AIM OF THE TASK: Return nothing but the lines from the one with "Reproduce this chart" through the one with "import * as" in the data below, word for word and without pictures.

STORED DATA:
<<<<

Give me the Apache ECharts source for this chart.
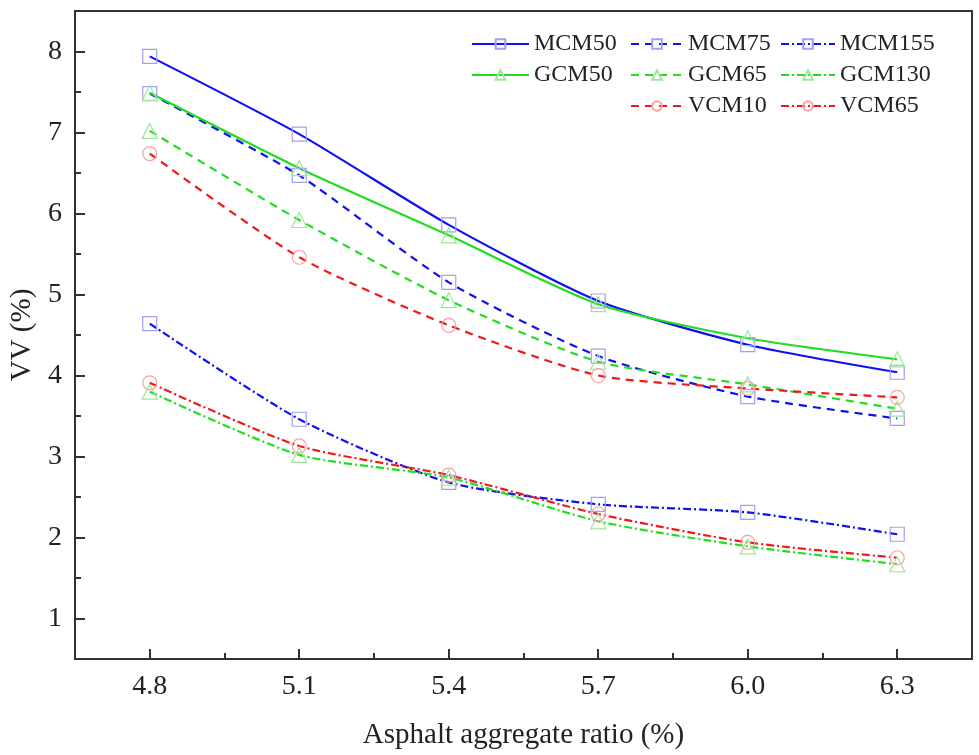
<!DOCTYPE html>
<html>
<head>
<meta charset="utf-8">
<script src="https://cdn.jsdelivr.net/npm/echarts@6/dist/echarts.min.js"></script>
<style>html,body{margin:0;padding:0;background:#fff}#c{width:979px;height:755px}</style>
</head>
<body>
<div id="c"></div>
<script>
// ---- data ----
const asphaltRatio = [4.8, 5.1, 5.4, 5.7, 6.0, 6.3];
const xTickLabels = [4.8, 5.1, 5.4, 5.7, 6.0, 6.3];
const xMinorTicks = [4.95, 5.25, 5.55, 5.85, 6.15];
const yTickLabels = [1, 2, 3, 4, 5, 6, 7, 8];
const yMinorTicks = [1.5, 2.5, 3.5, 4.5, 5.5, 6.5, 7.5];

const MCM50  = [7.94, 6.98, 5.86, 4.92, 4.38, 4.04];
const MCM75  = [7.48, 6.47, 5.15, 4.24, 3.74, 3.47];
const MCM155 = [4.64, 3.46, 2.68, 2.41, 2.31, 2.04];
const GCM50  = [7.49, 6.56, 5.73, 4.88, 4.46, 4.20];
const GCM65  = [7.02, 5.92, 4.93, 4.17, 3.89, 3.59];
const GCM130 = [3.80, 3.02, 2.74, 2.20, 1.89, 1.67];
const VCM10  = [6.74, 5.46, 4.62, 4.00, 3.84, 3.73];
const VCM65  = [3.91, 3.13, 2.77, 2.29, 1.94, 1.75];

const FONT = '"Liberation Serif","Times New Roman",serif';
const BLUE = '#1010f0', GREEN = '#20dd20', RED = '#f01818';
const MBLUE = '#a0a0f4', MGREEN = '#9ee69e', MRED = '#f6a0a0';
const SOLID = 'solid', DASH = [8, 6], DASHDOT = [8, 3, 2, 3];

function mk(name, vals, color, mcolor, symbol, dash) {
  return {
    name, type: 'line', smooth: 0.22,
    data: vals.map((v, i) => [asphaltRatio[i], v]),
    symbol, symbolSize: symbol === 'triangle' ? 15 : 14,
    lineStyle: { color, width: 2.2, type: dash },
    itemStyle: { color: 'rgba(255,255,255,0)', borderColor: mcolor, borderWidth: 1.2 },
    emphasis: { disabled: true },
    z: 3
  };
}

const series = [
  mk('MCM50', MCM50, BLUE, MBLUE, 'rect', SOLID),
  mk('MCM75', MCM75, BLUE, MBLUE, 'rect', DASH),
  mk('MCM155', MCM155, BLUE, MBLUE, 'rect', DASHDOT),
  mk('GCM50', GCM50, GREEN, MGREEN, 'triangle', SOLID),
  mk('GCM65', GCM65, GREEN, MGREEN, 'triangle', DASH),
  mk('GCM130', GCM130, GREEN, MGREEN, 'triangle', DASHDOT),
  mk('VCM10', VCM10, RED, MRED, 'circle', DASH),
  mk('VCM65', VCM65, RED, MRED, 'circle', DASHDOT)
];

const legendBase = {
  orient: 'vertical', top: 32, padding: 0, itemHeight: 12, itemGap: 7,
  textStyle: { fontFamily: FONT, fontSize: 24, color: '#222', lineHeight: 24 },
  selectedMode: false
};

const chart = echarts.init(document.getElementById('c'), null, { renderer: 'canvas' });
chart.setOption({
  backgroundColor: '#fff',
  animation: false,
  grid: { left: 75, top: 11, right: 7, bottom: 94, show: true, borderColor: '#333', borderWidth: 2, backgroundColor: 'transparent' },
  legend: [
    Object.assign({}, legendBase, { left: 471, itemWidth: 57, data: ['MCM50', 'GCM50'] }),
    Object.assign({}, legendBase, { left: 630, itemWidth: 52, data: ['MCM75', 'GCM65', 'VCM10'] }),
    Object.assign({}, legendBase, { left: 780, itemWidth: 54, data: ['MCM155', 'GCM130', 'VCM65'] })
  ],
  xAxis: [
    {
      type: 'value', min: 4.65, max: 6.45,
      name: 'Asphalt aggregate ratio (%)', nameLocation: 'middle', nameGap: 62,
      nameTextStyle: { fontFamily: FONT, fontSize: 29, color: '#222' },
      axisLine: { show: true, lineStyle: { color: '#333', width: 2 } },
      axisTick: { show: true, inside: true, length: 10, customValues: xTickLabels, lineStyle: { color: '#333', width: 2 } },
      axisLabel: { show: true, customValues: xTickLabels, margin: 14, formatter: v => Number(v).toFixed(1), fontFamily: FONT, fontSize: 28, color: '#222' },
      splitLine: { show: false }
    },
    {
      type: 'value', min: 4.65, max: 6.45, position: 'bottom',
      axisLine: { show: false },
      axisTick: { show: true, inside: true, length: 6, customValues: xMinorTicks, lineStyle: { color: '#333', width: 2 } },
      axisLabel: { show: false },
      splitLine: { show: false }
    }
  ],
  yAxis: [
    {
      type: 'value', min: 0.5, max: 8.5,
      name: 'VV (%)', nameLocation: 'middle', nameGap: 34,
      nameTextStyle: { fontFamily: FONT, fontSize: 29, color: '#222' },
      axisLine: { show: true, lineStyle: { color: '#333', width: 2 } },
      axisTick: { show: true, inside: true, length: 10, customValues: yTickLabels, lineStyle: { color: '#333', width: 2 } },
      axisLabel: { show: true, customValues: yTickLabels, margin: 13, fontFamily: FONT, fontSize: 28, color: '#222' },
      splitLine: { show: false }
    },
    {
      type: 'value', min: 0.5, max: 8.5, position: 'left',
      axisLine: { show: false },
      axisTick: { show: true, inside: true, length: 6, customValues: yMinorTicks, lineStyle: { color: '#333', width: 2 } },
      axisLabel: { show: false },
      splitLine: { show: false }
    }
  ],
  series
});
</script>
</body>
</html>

>>>>
<<<<

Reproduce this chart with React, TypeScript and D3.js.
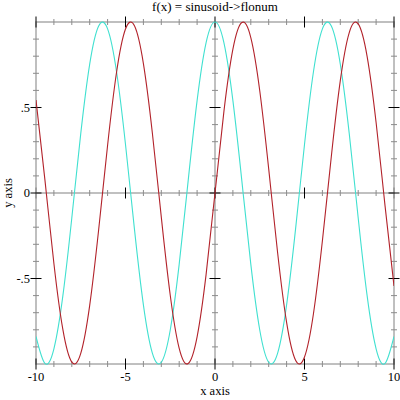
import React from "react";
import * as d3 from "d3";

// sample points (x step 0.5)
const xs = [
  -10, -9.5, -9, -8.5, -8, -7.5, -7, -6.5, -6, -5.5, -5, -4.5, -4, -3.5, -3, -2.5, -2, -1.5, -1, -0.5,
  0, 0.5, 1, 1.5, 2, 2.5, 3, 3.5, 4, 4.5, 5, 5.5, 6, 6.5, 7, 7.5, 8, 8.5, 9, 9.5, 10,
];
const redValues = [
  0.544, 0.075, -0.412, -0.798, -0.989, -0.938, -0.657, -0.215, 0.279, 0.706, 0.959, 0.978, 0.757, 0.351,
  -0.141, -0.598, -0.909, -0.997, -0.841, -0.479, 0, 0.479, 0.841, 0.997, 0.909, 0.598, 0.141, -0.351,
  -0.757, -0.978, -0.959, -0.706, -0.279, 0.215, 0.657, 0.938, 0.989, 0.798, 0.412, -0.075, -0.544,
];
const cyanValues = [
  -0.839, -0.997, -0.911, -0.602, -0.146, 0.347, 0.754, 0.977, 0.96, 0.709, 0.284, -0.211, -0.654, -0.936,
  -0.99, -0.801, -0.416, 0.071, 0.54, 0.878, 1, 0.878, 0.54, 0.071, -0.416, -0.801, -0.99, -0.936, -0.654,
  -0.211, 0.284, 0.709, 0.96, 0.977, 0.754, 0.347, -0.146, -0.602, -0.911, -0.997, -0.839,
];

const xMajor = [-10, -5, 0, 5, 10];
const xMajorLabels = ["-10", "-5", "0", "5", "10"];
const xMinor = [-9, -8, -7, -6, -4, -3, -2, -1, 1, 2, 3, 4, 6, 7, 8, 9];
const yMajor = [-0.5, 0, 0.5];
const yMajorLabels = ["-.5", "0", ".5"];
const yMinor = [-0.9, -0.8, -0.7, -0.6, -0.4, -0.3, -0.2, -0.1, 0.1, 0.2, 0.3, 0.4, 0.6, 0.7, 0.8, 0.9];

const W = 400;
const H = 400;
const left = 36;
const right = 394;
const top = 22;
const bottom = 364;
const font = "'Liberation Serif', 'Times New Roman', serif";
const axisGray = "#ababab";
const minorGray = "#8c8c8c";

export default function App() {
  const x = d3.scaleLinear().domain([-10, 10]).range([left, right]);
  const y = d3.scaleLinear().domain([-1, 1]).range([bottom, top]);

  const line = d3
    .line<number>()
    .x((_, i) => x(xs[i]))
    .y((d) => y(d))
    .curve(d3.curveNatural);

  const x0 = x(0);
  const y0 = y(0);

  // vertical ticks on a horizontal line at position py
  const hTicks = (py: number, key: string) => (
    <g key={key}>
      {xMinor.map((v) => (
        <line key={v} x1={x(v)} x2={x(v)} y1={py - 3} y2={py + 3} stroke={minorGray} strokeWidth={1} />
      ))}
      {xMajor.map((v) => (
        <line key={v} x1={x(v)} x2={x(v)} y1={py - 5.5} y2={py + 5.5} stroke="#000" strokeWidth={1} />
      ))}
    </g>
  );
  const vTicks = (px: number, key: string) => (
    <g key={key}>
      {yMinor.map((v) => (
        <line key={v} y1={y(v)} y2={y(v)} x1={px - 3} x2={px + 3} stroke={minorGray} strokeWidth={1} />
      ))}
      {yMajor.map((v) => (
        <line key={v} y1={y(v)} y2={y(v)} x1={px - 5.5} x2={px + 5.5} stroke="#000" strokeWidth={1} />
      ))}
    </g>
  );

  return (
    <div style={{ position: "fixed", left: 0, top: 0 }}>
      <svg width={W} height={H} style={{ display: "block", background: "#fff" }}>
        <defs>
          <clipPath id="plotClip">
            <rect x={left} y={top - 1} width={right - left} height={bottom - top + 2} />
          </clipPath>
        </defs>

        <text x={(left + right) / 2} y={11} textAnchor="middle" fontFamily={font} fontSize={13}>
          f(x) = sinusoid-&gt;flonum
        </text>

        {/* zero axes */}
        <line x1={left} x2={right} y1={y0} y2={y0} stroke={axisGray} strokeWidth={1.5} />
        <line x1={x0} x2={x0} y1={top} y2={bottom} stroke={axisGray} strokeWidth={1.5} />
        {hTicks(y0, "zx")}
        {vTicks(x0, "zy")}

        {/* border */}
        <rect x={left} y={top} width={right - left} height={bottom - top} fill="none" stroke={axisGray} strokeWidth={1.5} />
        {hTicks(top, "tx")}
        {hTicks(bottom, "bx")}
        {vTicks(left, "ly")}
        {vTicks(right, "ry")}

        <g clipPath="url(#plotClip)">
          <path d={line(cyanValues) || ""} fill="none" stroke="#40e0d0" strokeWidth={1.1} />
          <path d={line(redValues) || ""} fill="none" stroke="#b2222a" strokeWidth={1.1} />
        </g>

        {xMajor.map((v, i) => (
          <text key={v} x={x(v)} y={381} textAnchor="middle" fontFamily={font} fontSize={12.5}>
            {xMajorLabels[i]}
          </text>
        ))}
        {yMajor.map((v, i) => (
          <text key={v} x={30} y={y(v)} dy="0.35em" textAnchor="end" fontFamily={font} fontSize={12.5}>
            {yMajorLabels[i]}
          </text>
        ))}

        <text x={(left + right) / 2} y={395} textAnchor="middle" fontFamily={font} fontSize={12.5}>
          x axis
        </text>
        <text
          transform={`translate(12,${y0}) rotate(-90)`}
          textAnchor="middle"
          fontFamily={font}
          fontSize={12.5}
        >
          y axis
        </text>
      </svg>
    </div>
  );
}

>>>>

TASK SOLUTION:
Reproduce this chart with React, TypeScript and D3.js.
import React from "react";
import * as d3 from "d3";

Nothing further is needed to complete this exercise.